A common goal in data-analysis is to sift through a large matrix and detect any significant submatrices (i.e., biclusters) that have a low numerical rank. To give an example from genomics, one might imagine a data-matrix involving several genetic-measurements taken across many patients. In this context a 'bicluster' would correspond to a subset of genetic-measurents that are correlated across a subset of the patients. While some biclusters might extend across most (or all) of the patients, it is also possible for biclusters to involve only a small subset of patients. Detecting biclusters such as these provides a first step towards unraveling the physiological mechanisms underlying the heterogeneity within a patient population.

In this talk I'll describe a simple algorithm for tackling this biclustering problem - i.e., for detecting low-rank submatrices from within a larger data-matrix. The basic method itself is very straightforward (c.f. Rangan 2012), and involves examining the 'loops' (i.e., 2-x-2 submatrices) within the data-set. Importantly, this method can easily be modified to account for many considerations which commonly arise in practice. For example, by counting loops slightly differently, we can correct for controls: finding biclusters that manifest only within a 'case'-population without manifesting within a 'control'-population. Moreover, this methodology can also correct for categorical- and continuous-covariates, as well as sparsity within the data. I'll illustrate these practical features with two examples; the first drawn from gene-expression analysis and the second drawn from a much larger genome-wide-association-study (GWAS).
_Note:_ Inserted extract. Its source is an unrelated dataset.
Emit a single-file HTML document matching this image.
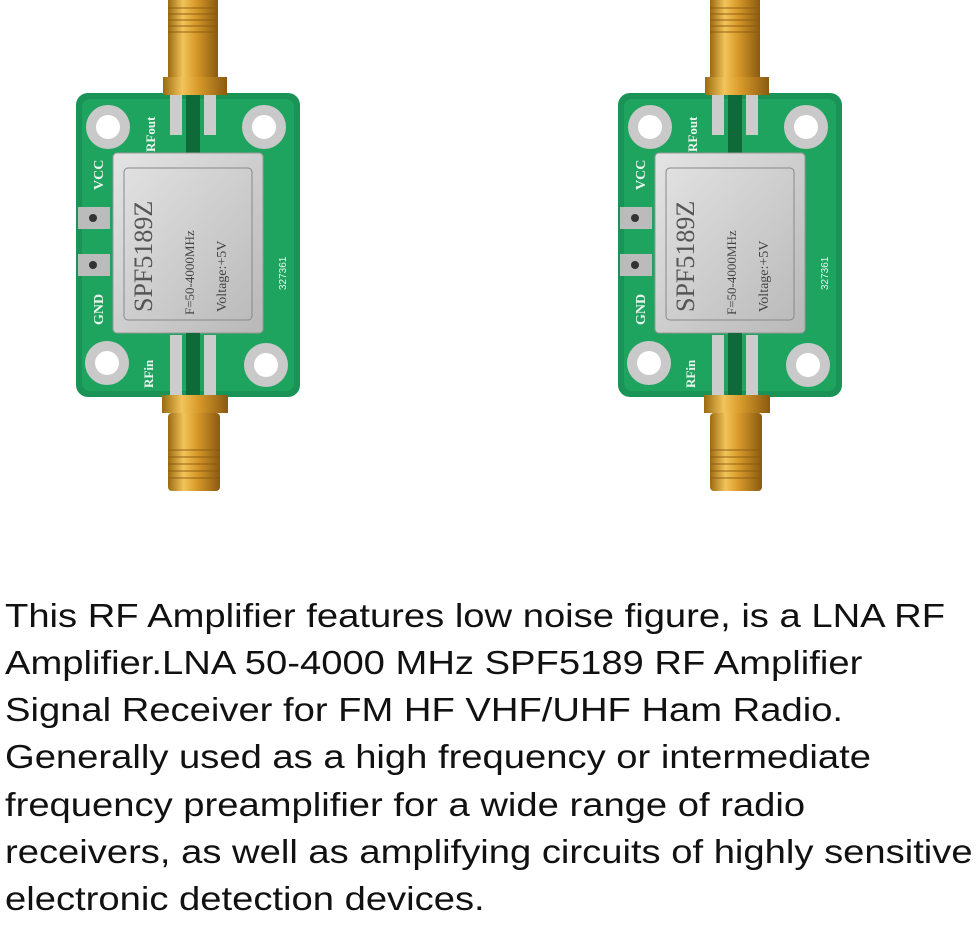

In addition to being quite practical, this loop-counting method exhibits a few interesting mathematical features, which I'll mention towards the second half of the talk. To begin with, I'll point out some of the well known phase-transitions for the biclustering problem (i.e., parameters which determine whether or not the problem is 'easy' or 'hard'). I'll also briefly explain why the loop-counting method is 'close to optimal' within a certain subset of local algorithms. Finally, I'll demonstrate that the loop-counting method actually outperforms what are called 'spectral-methods' (based on the singular-value-decomposition) near the computational phase-transition, and explain why this is the case.

Notes:

Pizza and drinks at 12:45 p.m.